O professor Joaquim Falcão escreveu um texto apontando efetivamente um novo Direito no Brasil. Trata-se de uma mudança geracional na magistratura, no Ministério Público, na Polícia Federal: “Juízes, procuradores, delegados são mais jovens. Fizeram concurso mais cedo. Vivem na liberdade de imprensa, na decadência dos partidos e na indignante apropriação privada dos bens públicos. E não têm passado a proteger ou a temer. Dão mais prioridade aos fatos que às doutrinas. Mais pragmatismo e menos bacharelismo. Mais a evidência dos autos —documentos, e-mails, planilhas, testemunhos, registros — do que a lições de manuais estrangeiros ou relacionamento de advogados com tribunais”. 

O problema, para mim cultural, é que essa nova geração, e a velha já fazia assim, continua acreditando no que chamo de PCJ, que é o privilégio cognitivo do juiz. A exemplo de mais de 90% dos juristas, a realidade só existe a partir de seu próprio imaginário.  O lema de Pindorama: primeiro decido, depois arrumo um fundamento. Isso é o quê? Nada mais, nada menos, do que o consequencialismo que venho denunciando.

De todo modo: é uma nova magistratura, um novo Ministério Público e uma nova Polícia Federal. O futuro dirá se tenho razão. E dirá se eles têm razão, uma vez que existe uma queixa na comunidade de jurídica de que a “lava jato” atropela garantias, com excesso de prisões e o uso da delação como instrumento de pressão.

Nessa mudança de imaginário, quero dizer ainda que a maior derrotada no mensalão foi a dogmática jurídica [doutrina]. E também está sendo a maior derrotada na “lava jato”.

Sergio Moro
[Acabou] O nosso método clássico de processo penal em que nós tínhamos os processos que nunca terminavam, nunca tinham consequência, como de casos criminais que chegavam à prescrição.

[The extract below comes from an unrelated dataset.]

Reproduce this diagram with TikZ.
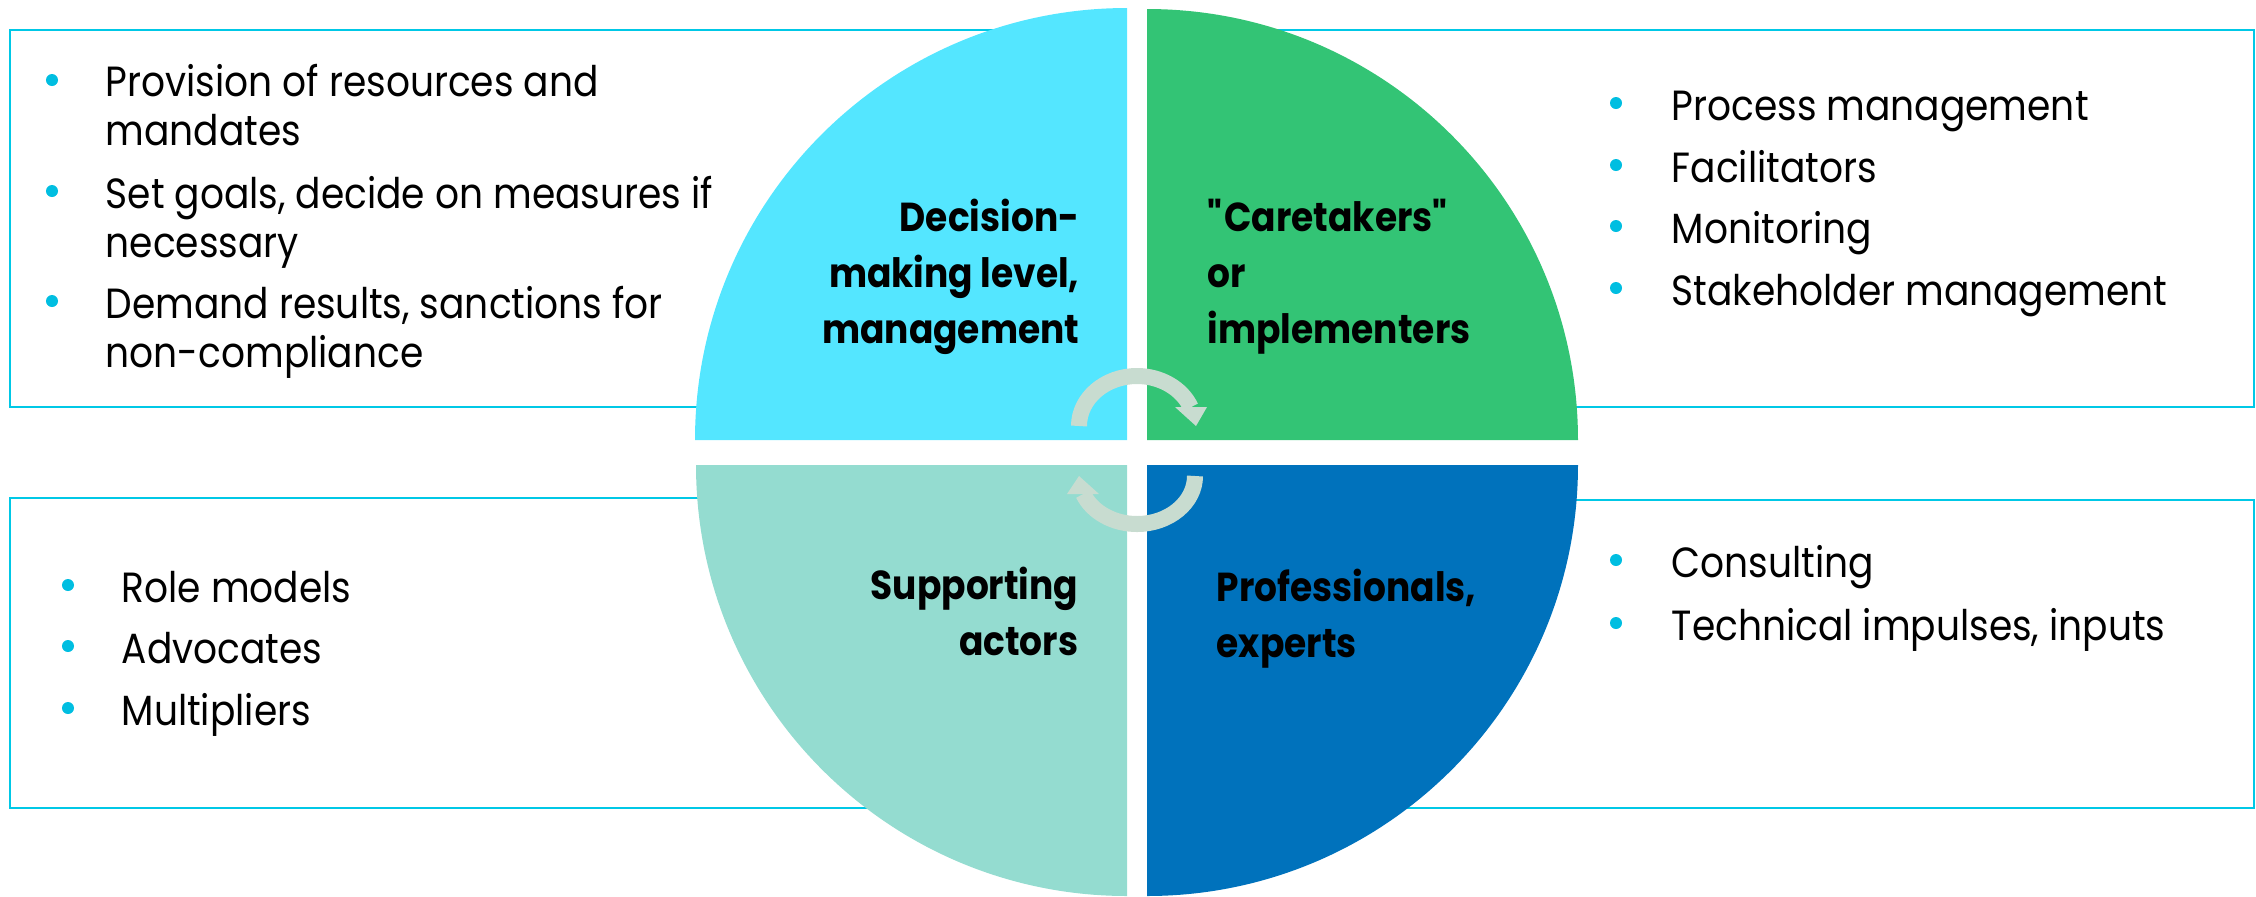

Se nós eventualmente não formos pensar na colaboração premiada como método válido para a resolução desses casos, eu conclamaria a necessidade de se discutir outras mudanças dentro do nosso sistema da Justiça criminal, porque o nosso sistema atual não está funcionando a contento.

Lenio Streck
O problema é que nós nos acostumamos no Brasil com o lema de que “o Direito é o que os tribunais dizem que é”. Nosso Direito Processual está jurisprudencializado, quer dizer, menos regras e mais jurisprudência. Se a comunidade jurídica brasileira acredita que pode fazer democracia no Processo Penal com a livre apreciação da prova por parte do juiz, sem o constrangimento epistemológico, sem os controles de uma criteriologia, ele não pode se queixar depois quando ocorre qualquer coisa com relação à apreciação de provas.

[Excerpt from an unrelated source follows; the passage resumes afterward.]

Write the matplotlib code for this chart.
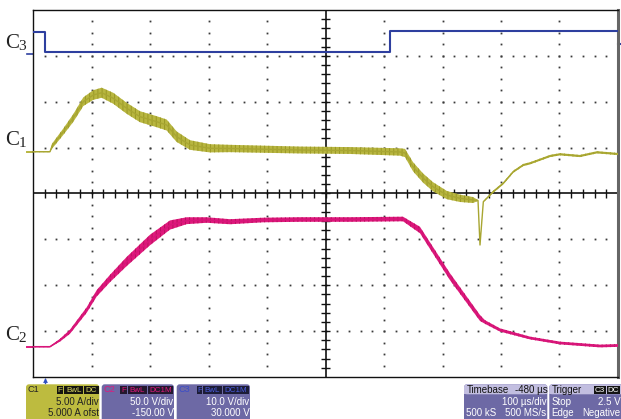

No Brasil, nós achamos muito bonito e fofinho quando o Judiciário, contra o Código Civil e a Constituição, reconhece metade da herança para a amante. Nós achamos fofíssimo e querido uma criança ter seis avós, três pais e duas mães, só não gostamos quando [a decisão] é contra nós. Queremos uma cidadania de segunda classe porque somos tutelados pelo pai Judiciário, pela mãe Ministério Público e pela tia Defensoria, a Santa Trindade. Em vez de reivindicar, corremos ao pai, a mãe e à tia, depois no queixamos. Nós gostamos do ativismo quando ele é bom, será que não erramos ao não conseguir fazer a distinção entre ativismo e judicialização?

Direito é o conceito interpretativo daquilo que é emanado pelas instituições jurídicas, sendo que as questões a ele relativas encontram necessariamente respostas nas leis, nos princípios constitucionais, nos regulamentos e nos precedentes que tenham DNA constitucional.

Às vezes os tribunais usam a exegese do século XIX e às vezes eles decidem sem qualquer pressuposto legal.

Em um país com um milhão de advogados e dezenas de carreiras jurídicas, para ganhar um Habeas Corpus do STF nós temos que torcer para que o writ seja não conhecido e seja concedido discricionariamente, como um favor, parece que fracassamos… Mensalão, “lava jato” e delação são apenas sintomas de algo bem maior, como o poeta mexicano Eraclio Zepeda diz: “Quando as águas da enchente descem e cobrem a tudo e a todos, é porque de há muito começou a chover na serra. Nós é que não nos demos conta”.